EXCERPTED RECORDS —
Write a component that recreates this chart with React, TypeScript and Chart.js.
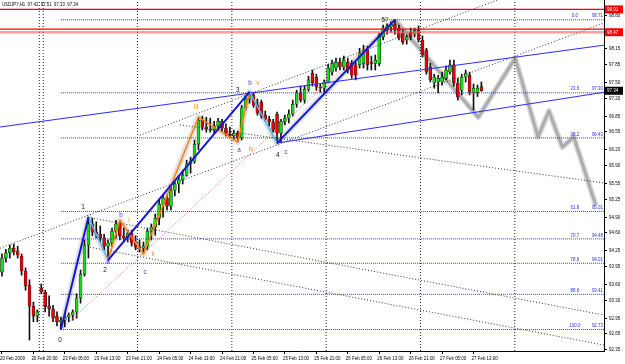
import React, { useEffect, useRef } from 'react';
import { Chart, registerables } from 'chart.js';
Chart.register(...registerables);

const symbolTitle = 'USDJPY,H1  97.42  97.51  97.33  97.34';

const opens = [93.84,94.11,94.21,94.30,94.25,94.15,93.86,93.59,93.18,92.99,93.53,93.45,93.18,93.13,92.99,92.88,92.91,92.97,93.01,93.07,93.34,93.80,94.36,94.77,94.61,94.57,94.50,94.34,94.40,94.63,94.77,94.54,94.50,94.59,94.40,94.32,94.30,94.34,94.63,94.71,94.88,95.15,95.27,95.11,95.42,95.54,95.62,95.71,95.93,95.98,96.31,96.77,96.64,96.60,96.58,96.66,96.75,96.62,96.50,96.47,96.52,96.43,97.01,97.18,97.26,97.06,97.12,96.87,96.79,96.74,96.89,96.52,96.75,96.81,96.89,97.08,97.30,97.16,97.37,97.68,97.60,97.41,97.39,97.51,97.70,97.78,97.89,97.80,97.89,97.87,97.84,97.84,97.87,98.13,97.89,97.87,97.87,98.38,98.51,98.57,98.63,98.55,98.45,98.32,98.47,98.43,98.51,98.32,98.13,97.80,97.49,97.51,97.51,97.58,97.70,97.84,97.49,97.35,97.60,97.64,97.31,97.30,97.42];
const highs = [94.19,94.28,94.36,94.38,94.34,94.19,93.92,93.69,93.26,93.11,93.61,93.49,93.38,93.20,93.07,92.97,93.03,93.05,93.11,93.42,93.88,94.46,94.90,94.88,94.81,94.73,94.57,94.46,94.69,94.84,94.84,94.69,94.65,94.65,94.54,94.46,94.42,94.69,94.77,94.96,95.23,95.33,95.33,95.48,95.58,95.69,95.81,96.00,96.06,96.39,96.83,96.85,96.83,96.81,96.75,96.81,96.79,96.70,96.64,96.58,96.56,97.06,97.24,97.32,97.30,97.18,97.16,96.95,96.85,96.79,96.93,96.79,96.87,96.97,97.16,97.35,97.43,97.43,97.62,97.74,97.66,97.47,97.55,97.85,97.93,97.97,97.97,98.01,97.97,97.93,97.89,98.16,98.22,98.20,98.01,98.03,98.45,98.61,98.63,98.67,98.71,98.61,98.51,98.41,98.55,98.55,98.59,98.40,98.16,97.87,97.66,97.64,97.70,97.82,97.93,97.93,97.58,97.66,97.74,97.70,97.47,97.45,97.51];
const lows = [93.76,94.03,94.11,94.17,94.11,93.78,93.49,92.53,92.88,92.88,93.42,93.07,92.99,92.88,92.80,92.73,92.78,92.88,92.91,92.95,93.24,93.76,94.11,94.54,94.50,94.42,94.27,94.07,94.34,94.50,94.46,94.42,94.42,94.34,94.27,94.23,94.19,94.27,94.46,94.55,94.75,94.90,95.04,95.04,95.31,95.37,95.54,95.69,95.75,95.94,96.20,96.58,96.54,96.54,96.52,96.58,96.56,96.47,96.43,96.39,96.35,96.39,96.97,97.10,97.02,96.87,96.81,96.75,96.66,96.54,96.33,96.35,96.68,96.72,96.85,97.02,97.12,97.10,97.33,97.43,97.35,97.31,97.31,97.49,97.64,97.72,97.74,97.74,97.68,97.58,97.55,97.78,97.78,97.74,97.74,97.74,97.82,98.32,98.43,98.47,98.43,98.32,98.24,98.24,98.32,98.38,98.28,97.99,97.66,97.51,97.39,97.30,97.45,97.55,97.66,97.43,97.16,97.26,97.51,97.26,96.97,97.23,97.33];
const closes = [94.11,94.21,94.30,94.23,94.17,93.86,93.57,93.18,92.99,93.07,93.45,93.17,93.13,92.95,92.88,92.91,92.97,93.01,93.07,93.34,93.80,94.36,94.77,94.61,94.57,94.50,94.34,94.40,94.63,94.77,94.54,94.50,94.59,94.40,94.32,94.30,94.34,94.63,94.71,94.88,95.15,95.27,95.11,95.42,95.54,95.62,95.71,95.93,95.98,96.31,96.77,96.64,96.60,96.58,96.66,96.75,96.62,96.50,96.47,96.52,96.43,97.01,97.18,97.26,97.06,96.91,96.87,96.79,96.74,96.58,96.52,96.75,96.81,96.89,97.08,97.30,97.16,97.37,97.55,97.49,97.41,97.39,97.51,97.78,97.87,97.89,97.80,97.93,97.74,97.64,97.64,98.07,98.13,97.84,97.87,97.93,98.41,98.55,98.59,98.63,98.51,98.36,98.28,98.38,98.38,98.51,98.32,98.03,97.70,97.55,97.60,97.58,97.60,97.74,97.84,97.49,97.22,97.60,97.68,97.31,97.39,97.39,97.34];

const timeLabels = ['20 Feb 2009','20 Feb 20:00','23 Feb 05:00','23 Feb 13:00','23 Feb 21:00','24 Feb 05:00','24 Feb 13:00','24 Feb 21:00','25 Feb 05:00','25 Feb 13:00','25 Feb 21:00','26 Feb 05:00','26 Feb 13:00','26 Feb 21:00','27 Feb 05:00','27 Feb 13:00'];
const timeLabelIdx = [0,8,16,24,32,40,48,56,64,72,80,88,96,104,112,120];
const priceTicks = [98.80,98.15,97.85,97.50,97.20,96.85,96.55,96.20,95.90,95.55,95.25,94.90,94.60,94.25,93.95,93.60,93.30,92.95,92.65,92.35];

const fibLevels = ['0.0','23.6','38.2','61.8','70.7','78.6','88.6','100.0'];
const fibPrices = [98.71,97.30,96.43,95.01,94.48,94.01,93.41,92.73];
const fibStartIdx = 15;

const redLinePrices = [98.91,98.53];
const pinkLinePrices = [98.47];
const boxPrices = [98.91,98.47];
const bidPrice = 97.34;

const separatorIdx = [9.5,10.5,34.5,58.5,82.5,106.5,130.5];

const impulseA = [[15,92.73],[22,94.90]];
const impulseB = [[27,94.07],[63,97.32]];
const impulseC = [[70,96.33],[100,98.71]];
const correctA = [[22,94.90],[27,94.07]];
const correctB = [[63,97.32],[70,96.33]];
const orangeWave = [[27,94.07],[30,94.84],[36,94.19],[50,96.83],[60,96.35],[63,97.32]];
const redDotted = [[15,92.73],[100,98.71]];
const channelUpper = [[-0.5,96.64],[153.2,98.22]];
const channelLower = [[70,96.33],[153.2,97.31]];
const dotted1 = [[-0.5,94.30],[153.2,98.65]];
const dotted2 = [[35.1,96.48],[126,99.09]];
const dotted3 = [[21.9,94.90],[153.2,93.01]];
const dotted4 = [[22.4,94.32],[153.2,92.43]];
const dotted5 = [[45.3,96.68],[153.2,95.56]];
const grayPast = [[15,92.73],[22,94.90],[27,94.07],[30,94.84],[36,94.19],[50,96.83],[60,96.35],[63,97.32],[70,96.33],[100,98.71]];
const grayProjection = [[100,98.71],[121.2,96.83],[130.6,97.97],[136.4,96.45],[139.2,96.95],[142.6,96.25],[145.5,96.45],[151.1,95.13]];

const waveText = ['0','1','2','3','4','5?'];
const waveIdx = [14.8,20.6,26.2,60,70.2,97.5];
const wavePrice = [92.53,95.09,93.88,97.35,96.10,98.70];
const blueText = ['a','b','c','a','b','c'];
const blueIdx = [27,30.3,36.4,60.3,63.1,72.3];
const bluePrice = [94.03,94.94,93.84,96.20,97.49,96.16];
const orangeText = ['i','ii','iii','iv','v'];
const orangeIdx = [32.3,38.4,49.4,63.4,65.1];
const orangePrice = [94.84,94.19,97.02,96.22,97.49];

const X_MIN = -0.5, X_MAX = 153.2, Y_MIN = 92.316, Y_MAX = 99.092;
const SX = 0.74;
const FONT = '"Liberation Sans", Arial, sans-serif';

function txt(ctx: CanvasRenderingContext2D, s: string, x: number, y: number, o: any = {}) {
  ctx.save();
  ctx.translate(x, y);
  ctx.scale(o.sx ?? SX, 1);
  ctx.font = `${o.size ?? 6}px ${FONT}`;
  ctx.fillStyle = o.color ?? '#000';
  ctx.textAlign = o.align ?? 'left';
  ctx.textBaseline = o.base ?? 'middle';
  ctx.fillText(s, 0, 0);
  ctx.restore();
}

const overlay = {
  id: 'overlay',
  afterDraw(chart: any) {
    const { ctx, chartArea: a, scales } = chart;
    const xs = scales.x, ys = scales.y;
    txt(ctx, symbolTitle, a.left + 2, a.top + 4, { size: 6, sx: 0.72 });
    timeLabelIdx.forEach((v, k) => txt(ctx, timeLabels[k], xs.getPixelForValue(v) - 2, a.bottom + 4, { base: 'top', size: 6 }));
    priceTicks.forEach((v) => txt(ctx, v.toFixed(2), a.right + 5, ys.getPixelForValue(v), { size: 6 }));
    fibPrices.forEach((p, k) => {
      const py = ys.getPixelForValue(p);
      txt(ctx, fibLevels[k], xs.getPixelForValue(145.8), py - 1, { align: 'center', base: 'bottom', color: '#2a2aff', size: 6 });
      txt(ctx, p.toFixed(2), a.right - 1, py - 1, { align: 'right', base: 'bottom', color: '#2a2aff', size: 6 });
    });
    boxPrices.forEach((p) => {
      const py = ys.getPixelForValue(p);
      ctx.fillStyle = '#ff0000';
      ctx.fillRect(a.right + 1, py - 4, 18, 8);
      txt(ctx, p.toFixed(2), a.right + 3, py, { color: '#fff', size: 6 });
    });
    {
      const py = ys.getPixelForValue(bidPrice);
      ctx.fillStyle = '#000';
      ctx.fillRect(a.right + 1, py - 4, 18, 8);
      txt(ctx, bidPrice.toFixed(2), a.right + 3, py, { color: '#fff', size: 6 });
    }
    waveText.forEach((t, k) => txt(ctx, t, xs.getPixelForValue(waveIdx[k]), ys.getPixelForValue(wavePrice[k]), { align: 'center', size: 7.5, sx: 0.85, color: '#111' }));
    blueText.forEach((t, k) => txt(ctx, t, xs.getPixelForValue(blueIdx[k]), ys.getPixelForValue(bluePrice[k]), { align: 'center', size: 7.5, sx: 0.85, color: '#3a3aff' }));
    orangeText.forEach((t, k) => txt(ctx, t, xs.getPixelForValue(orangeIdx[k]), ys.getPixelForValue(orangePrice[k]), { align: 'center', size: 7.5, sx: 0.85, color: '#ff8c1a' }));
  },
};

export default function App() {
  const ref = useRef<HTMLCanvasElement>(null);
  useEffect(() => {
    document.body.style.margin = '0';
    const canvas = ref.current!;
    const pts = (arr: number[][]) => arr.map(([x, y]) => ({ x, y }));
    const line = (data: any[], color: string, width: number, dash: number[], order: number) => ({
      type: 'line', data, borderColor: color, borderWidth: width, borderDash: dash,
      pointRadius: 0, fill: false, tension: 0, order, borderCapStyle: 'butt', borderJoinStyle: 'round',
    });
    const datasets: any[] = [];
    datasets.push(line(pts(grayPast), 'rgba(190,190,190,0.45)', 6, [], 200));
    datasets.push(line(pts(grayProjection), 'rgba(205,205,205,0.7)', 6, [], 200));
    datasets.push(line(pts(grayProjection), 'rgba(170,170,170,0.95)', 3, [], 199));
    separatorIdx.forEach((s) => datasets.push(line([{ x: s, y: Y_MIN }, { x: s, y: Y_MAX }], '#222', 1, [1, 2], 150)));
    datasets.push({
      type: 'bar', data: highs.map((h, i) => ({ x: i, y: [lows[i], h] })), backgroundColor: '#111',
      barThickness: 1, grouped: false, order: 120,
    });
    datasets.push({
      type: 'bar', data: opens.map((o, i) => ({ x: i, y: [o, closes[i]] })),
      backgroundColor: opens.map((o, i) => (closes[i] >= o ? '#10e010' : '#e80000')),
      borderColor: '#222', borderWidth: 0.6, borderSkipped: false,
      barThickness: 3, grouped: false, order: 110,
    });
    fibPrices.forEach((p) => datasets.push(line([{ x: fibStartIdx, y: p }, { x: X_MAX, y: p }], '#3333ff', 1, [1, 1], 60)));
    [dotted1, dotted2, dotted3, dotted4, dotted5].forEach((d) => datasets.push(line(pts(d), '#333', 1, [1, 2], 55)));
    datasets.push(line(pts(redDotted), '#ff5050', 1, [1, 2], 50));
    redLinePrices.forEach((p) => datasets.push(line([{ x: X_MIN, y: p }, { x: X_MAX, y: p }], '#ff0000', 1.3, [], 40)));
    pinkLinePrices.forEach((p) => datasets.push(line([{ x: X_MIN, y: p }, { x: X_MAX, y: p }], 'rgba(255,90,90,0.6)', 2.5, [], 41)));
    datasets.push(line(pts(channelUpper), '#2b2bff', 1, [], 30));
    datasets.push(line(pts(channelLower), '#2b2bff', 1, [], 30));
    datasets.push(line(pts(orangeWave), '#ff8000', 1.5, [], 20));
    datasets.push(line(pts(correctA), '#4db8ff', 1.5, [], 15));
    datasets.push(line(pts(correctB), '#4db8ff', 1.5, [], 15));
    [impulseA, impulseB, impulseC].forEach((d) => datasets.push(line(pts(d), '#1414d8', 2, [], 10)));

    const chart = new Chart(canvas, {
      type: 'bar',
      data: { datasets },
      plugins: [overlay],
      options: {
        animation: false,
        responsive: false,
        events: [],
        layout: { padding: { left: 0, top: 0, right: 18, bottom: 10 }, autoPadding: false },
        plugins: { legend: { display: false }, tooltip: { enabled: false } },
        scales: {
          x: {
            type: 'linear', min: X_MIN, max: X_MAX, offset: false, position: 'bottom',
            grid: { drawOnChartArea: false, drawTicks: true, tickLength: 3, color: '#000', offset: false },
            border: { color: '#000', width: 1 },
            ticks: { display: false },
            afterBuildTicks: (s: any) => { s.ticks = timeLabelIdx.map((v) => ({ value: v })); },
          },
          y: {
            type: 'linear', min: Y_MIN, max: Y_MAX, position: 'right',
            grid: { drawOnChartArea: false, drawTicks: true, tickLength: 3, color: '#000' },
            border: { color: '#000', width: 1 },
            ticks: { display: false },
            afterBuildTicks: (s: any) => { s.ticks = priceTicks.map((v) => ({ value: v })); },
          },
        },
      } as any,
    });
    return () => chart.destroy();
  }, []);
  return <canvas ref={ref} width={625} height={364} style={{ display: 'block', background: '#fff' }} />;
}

...

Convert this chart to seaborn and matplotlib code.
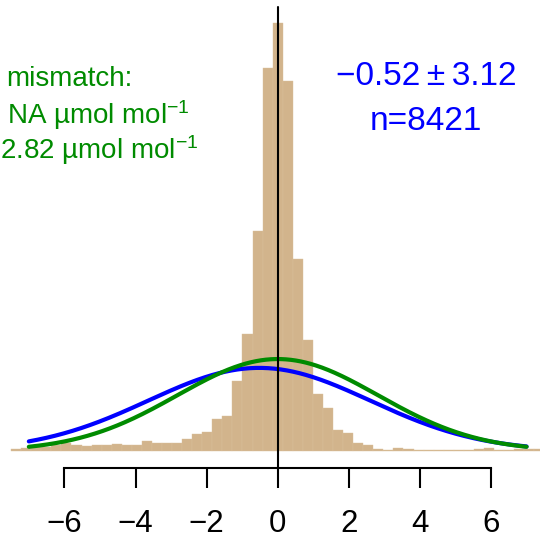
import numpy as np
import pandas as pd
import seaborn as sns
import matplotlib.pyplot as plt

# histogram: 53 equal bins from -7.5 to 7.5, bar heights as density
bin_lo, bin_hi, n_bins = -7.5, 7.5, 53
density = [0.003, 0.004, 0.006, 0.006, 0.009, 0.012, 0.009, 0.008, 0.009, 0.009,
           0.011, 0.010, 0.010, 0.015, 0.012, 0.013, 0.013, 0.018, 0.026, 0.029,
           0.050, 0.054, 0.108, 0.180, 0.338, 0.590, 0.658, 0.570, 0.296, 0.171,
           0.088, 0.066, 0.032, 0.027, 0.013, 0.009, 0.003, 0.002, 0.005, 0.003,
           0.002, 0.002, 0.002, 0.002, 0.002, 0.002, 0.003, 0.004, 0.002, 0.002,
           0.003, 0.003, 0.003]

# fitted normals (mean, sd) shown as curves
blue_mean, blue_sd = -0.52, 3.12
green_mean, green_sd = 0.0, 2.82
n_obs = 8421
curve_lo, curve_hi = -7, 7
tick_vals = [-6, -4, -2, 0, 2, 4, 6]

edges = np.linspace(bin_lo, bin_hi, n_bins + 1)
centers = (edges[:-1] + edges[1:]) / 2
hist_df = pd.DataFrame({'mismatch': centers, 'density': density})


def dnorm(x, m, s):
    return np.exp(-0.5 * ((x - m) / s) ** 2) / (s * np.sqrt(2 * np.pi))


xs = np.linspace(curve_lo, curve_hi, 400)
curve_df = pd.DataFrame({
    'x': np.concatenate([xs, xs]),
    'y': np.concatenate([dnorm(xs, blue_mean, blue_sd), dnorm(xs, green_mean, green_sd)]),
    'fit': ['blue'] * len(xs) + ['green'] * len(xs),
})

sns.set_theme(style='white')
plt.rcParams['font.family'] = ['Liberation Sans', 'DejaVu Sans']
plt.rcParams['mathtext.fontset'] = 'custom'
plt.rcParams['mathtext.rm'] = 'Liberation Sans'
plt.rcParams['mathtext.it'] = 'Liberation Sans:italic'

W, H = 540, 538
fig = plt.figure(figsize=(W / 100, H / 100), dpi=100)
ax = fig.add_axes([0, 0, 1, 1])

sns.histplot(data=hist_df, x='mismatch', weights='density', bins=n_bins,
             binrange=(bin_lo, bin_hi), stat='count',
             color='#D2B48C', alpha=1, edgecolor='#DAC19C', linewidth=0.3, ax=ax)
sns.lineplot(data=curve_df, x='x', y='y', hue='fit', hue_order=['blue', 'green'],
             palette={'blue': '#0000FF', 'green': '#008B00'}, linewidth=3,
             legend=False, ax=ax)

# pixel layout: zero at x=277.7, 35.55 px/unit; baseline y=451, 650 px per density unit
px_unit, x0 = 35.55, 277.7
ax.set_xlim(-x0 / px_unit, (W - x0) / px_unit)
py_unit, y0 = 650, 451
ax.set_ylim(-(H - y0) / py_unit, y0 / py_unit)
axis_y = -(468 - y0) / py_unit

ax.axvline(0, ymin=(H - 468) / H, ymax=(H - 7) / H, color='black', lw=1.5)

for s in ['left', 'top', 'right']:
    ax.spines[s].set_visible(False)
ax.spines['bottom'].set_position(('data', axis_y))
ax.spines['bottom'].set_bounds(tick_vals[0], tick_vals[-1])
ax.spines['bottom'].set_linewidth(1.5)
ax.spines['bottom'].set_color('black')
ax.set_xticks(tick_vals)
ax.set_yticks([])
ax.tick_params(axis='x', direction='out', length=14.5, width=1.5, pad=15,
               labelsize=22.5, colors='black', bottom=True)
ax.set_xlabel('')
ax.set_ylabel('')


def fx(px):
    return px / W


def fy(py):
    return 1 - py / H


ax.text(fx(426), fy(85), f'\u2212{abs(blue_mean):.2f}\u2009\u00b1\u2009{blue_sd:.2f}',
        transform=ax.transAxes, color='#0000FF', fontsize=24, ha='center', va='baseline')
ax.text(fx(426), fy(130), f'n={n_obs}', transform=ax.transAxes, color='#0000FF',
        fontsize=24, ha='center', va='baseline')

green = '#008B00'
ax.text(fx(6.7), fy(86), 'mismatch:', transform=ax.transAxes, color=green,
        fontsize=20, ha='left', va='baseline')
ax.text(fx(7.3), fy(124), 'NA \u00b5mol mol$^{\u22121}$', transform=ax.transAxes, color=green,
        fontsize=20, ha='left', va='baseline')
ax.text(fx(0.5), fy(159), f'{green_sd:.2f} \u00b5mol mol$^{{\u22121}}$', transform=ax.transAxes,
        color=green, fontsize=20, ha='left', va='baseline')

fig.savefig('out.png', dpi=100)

PROBLEM DETAILS — Repeat exactly the part that opens with the line containing "Convert this chart" and closes with the line containing "import matplotlib.pyplot as plt". Include both end lines, and drop the pictures.

OUTPUT FOR THIS EXERCISE —
Convert this chart to seaborn and matplotlib code.
import numpy as np
import pandas as pd
import seaborn as sns
import matplotlib.pyplot as plt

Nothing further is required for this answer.